Grid-forming energy storage technology has become a key enabler for the new power system. In its Guidance on Innovation in New Energy Storage Technologies, the National Energy Administration explicitly stipulates that, starting in 2026, all newly commissioned large-scale grid-connected energy storage plants must possess grid-forming capabilities. By emulating the characteristics of synchronous generators, grid-forming energy storage can independently support grid voltage and frequency, thereby addressing the challenge of integrating new-energy power plants into weak-grid environments. Currently, leading domestic companies have achieved large-scale mass production of grid-forming energy-storage systems, which are now widely deployed in regions rich in new energy resources, such as Northwest and North China.

The trend toward diversification of technological pathways is becoming increasingly pronounced. In addition to mainstream electrochemical energy storage, breakthroughs have been achieved in compressed air energy storage, flywheel energy storage, hydrogen-based energy storage, and other technologies. The implementation of GB/T 51048-2025, the “Design Standard for Electrochemical Energy Storage Power Stations,” further provides support for the standardized development of electrochemical energy storage technologies. According to BloombergNEF’s 2026 cost projections, competition among diversified technology pathways will continue to drive down the levelized cost of electricity from energy storage, with the average domestic levelized cost expected to fall below RMB 0.3 per kilowatt-hour by the end of 2026, thereby laying the foundation for the arrival of grid parity in the industry. Data from the China Energy Storage Network’s technical special feature indicate that in the first quarter of 2026, the share of non-lithium-ion battery energy storage projects in total installed capacity had already risen to 12%, signaling the preliminary formation of a diversified technological landscape.

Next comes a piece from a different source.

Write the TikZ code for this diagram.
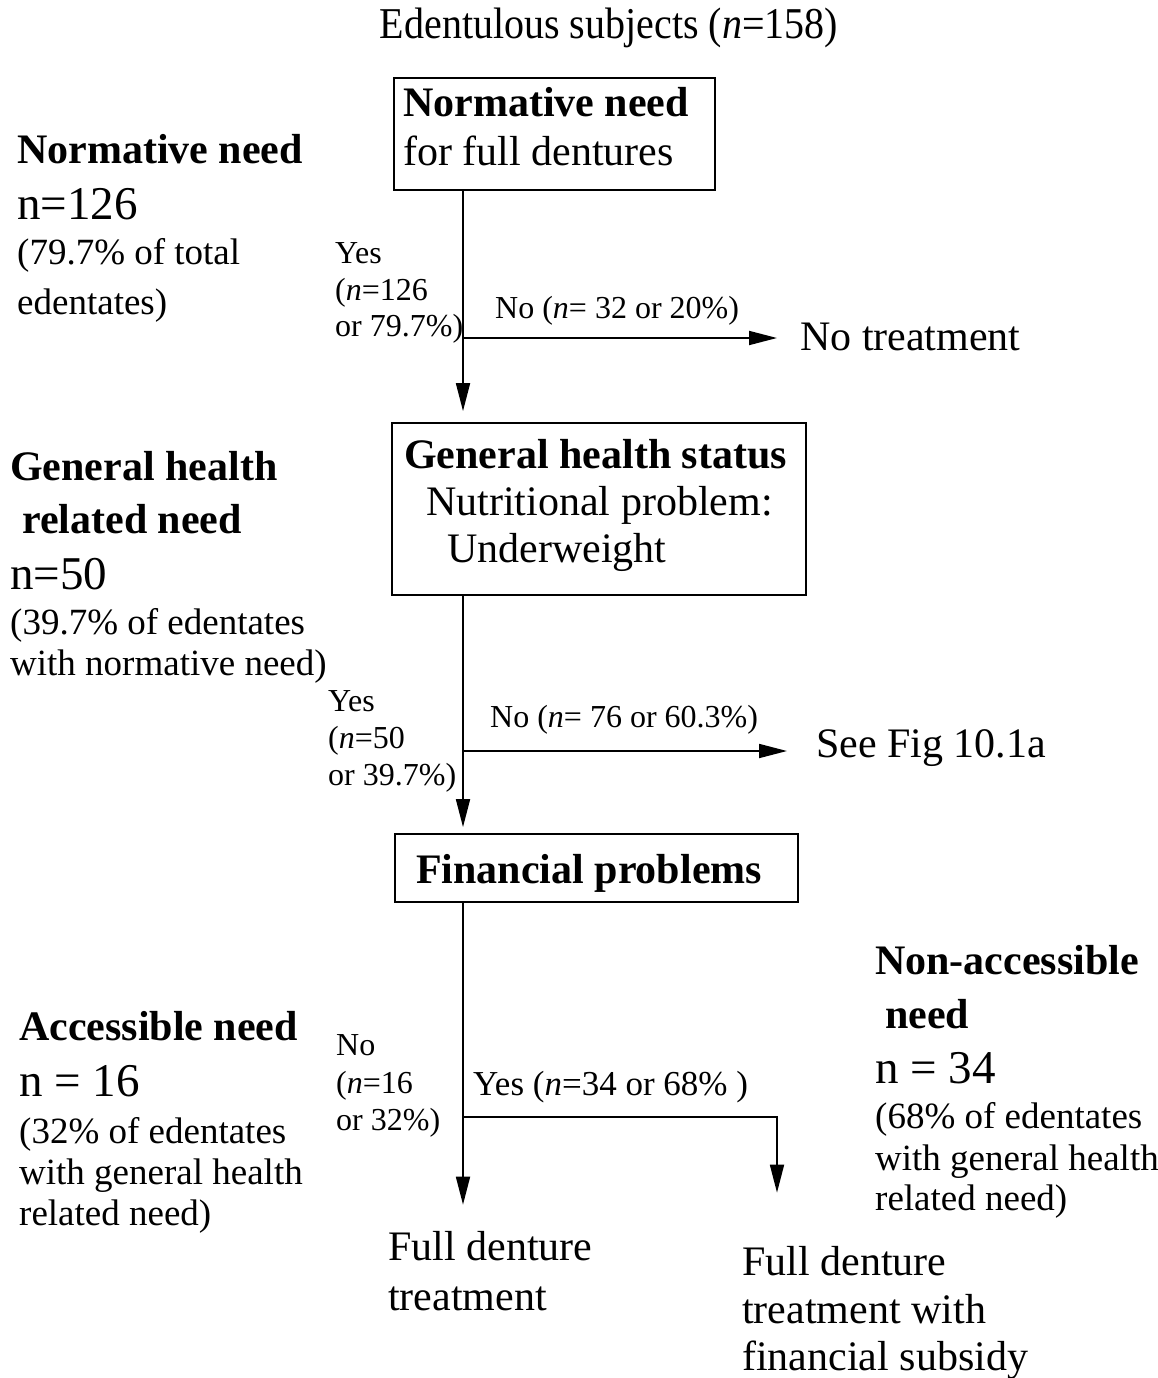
\documentclass[tikz,border=0pt]{standalone}
\usepackage{fontspec}
\usepackage{graphicx}
\setmainfont{Liberation Serif}
\usetikzlibrary{arrows.meta}
\begin{document}
\begin{tikzpicture}[x=1pt,y=-1pt,
  box/.style={draw, line width=1.8pt, inner sep=0pt},
  conn/.style={line width=1.8pt, -{Triangle[length=28pt,width=14pt]}},
  txt/.style={anchor=base west, inner sep=0pt, font=\fontsize{42}{48}\selectfont},
  hd/.style={txt, font=\fontsize{42}{48}\selectfont\bfseries},
  big/.style={txt, font=\fontsize{47}{54}\selectfont},
  note/.style={txt, font=\fontsize{37}{42}\selectfont},
  lab/.style={txt, font=\fontsize{32}{36}\selectfont},
]
\useasboundingbox (0,0) rectangle (1158,1378);

% heading
\node[anchor=base, inner sep=0pt, font=\fontsize{40}{46}\selectfont] (title) at (609,39)
  {\scalebox{1}[1.1]{Edentulous subjects (\textit{n}=158)}};

% decision boxes
\node[box, minimum width=321pt, minimum height=112pt] (b1) at (554.5,134) {};
\node[hd]  (b1a) at (403,117) {Normative need};
\node[txt] (b1b) at (403,165) {for full dentures};

\node[box, minimum width=414pt, minimum height=172pt] (b2) at (599,509) {};
\node[hd]  (b2a) at (404,468) {General health status};
\node[txt] (b2b) at (426,515) {Nutritional problem:};
\node[txt] (b2c) at (447,562) {Underweight};

\node[box, minimum width=403pt, minimum height=68pt] (b3) at (596.5,868) {};
\node[hd]  (b3a) at (416,883) {Financial problems};

% left-hand summaries
\node[hd]   (l1a) at (17,163) {Normative need};
\node[big]  (l1b) at (17,219) {n=126};
\node[note] (l1c) at (17,264) {(79.7\% of total};
\node[note] (l1d) at (17,314) {edentates)};

\node[hd]   (l2a) at (10,480) {General health};
\node[hd]   (l2b) at (22,533) {related need};
\node[big]  (l2c) at (10,589) {n=50};
\node[note] (l2d) at (10,634) {(39.7\% of edentates};
\node[note] (l2e) at (10,675) {with normative need)};

\node[hd]   (l3a) at (19,1040) {Accessible need};
\node[big]  (l3b) at (19,1096) {n = 16};
\node[note] (l3c) at (19,1143) {(32\% of edentates};
\node[note] (l3d) at (19,1184) {with general health};
\node[note] (l3e) at (19,1225) {related need)};

% right-hand summary
\node[hd]   (r1a) at (875,974) {Non-accessible};
\node[hd]   (r1b) at (885,1028) {need};
\node[big]  (r1c) at (875,1083) {n = 34};
\node[note] (r1d) at (875,1128) {(68\% of edentates};
\node[note] (r1e) at (875,1170) {with general health};
\node[note] (r1f) at (875,1210) {related need)};

% branch labels
\node[lab] (y1a) at (335,263) {Yes};
\node[lab] (y1b) at (335,300) {(\textit{n}=126};
\node[lab] (y1c) at (335,336) {or 79.7\%)};
\node[lab] (n1)  at (495,318) {No (\textit{n}= 32 or 20\%)};

\node[lab] (y2a) at (328,711) {Yes};
\node[lab] (y2b) at (328,748) {(\textit{n}=50};
\node[lab] (y2c) at (328,785) {or 39.7\%)};
\node[lab] (n2)  at (490,727) {No (\textit{n}= 76 or 60.3\%)};

\node[lab] (n3a) at (336,1055) {No};
\node[lab] (n3b) at (336,1093) {(\textit{n}=16};
\node[lab] (n3c) at (336,1130) {or 32\%)};
\node[lab, font=\fontsize{35}{40}\selectfont] (y3) at (473,1095) {Yes (\textit{n}=34 or 68\% )};

% outcomes
\node[txt] (nt)   at (800,350)  {No treatment};
\node[txt] (sf)   at (816,757)  {See Fig 10.1a};
\node[txt] (fd1a) at (388,1260) {Full denture};
\node[txt] (fd1b) at (388,1310) {treatment};
\node[txt] (fd2a) at (742,1275) {Full denture};
\node[txt] (fd2b) at (742,1323) {treatment with};
\node[txt] (fd2c) at (742,1370) {financial subsidy};

% branching points on the main line
\coordinate (j1) at (463,338);
\coordinate (j2) at (463,751);
\coordinate (j3) at (463,1117);
\coordinate (k3) at (777,1117);

% connectors
\draw[conn, shorten >=11pt] (b1.south -| j1) -- (b2.north -| j1);
\draw[conn, shorten >=23pt] (j1) -- (j1 -| nt.west);
\draw[conn, shorten >=6pt]  (b2.south -| j2) -- (b3.north -| j2);
\draw[conn, shorten >=29pt] (j2) -- (j2 -| sf.west);
\draw[conn, shorten >=26pt] (b3.south -| j3) -- (fd1a.north -| j3);
\draw[conn, shorten >=53pt] (j3) -| (fd2a.north -| k3);
\end{tikzpicture}
\end{document}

Sources: “2026 White Paper on Energy Storage Industry Technology” published by the China Chemical and Physical Power Sources Industry Association; the National Energy Administration’s Guidelines for Innovation in New-Type Energy Storage Technologies; GB/T 51048-2025, “Design Standard for Electrochemical Energy Storage Power Stations”; BloombergNEF’s 2026 cost estimation; and a technical special feature on China Energy Storage Network.